On 7/20/2023 2:08 AM, Jim Mattson wrote:
Normally, we would restrict guest MSR writes based on guest CPU features. However, with IA32_SPEC_CTRL and IA32_PRED_CMD, this is not the case. For the first non-zero write to IA32_SPEC_CTRL, we check to see that the host supports the value written. We don't care whether or not the guest supports the value written (as long as it supports the MSR). After the first non-zero write, we stop intercepting writes to IA32_SPEC_CTRL, so the guest can write any value supported by the hardware. This could be problematic in heterogeneous migration pools. For instance, a VM that starts on a Cascade Lake host may set IA32_SPEC_CTRL.PSFD[bit 7], even if the guest CPUID.(EAX=07H,ECX=02H):EDX.PSFD[bit 0] is clear. Then, if that VM is migrated to a Skylake host, KVM_SET_MSRS will refuse to set IA32_SPEC_CTRL to its current value, because Skylake doesn't support PSFD. We disable write intercepts IA32_PRED_CMD as long as the guest supports the MSR. That's fine for now, since only one bit of PRED_CMD has been defined. Hence, guest support and host support are equivalent...today. But, are we really comfortable with letting the guest set any IA32_PRED_CMD bit that may be defined in the future?
>
The same question applies to IA32_SPEC_CTRL. Are we comfortable with letting the guest write to any bit that may be defined in the future?
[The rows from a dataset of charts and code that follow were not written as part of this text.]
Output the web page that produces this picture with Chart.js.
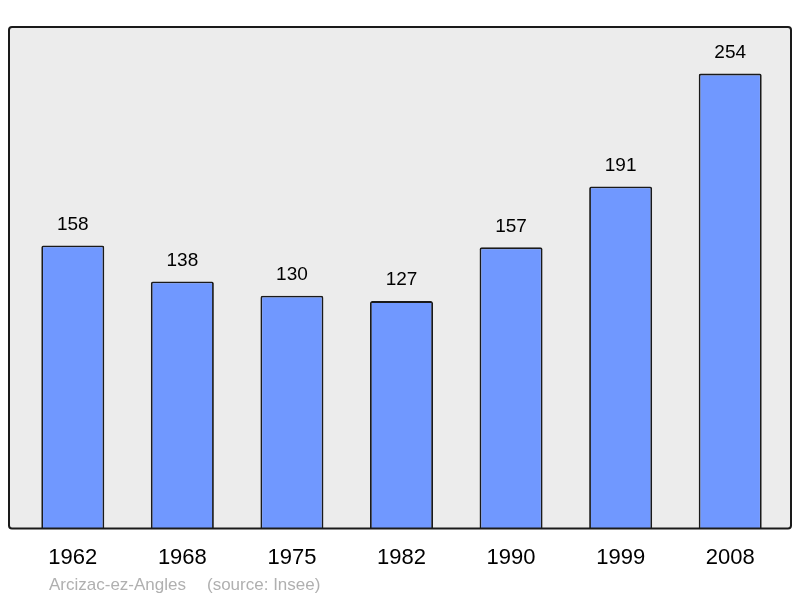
<!DOCTYPE html>
<html>
<head>
<meta charset="utf-8">
<script src="https://cdn.jsdelivr.net/npm/chart.js@4"></script>
<style>
  html, body { margin: 0; padding: 0; background: #fff; }
  #wrap { width: 800px; height: 598px; position: relative; }
</style>
</head>
<body>
<div id="wrap"><canvas id="popChart"></canvas></div>
<script>
// Population data (source: Insee)
const years = ['1962', '1968', '1975', '1982', '1990', '1999', '2008'];
const population = [158, 138, 130, 127, 157, 191, 254];
const placeName = 'Arcizac-ez-Angles';
const sourceNote = '(source: Insee)';

// gray box behind the bars, border drawn after bars
const framePlugin = {
    id: 'frame',
    beforeDraw(chart) {
        const a = chart.chartArea, c = chart.ctx;
        c.save();
        c.fillStyle = '#ececec';
        c.beginPath();
        c.roundRect(a.left - 9, a.top, a.right - a.left + 15, a.bottom - a.top, 3);
        c.fill();
        c.restore();
    },
    afterDatasetsDraw(chart) {
        const a = chart.chartArea, c = chart.ctx;
        c.save();
        c.strokeStyle = '#1a1a1a';
        c.lineWidth = 2;
        c.beginPath();
        c.roundRect(a.left - 9, a.top, a.right - a.left + 15, a.bottom - a.top, 3);
        c.stroke();
        // value labels above bars
        c.fillStyle = '#000';
        c.font = '19px "Liberation Sans", Arial, sans-serif';
        c.textAlign = 'center';
        c.textBaseline = 'middle';
        chart.getDatasetMeta(0).data.forEach((bar, i) => {
            c.fillText(population[i], bar.x, bar.y - 21);
        });
        // caption
        c.fillStyle = '#b0b0b0';
        c.font = '17px "Liberation Sans", Arial, sans-serif';
        c.textAlign = 'left';
        c.fillText(placeName, 49, 585);
        c.fillText(sourceNote, 207, 585);
        c.restore();
    }
};

const ctx = document.getElementById('popChart').getContext('2d');
new Chart(ctx, {
    type: 'bar',
    data: {
        labels: years,
        datasets: [{
            data: population,
            backgroundColor: '#7098ff',
            borderColor: '#1a1a1a',
            borderWidth: 1.8,
            borderRadius: 2,
            borderSkipped: 'bottom',
            barPercentage: 0.575,
            categoryPercentage: 1
        }]
    },
    options: {
        responsive: true,
        maintainAspectRatio: false,
        animation: false,
        layout: {
            padding: { left: 18, right: 15, top: 27, bottom: 19 }
        },
        plugins: {
            legend: { display: false },
            tooltip: { enabled: false }
        },
        scales: {
            x: {
                grid: { display: false },
                border: { display: false },
                ticks: {
                    color: '#000',
                    padding: 8,
                    font: { family: '"Liberation Sans", Arial, sans-serif', size: 22 }
                }
            },
            y: {
                display: false,
                min: 0,
                max: 280
            }
        }
    },
    plugins: [framePlugin]
});
</script>
</body>
</html>
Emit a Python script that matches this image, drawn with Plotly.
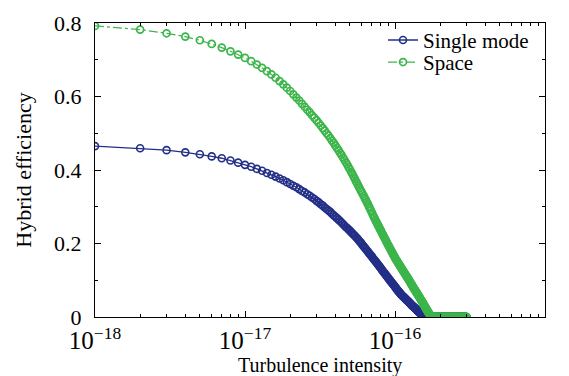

My point is we need to fix it, though Chao has different point that sometimes performance may be more important[*]
[*] https://lore.kernel.org/all/ZGdE3jNS11wV+V2w@chao-email/
At least the AMD approach with V_SPEC_CTRL prevents the guest from clearing any bits set by the host, but on Intel, it's a total free-for-all. What happens when a new bit is defined that absolutely must be set to 1 all of the time?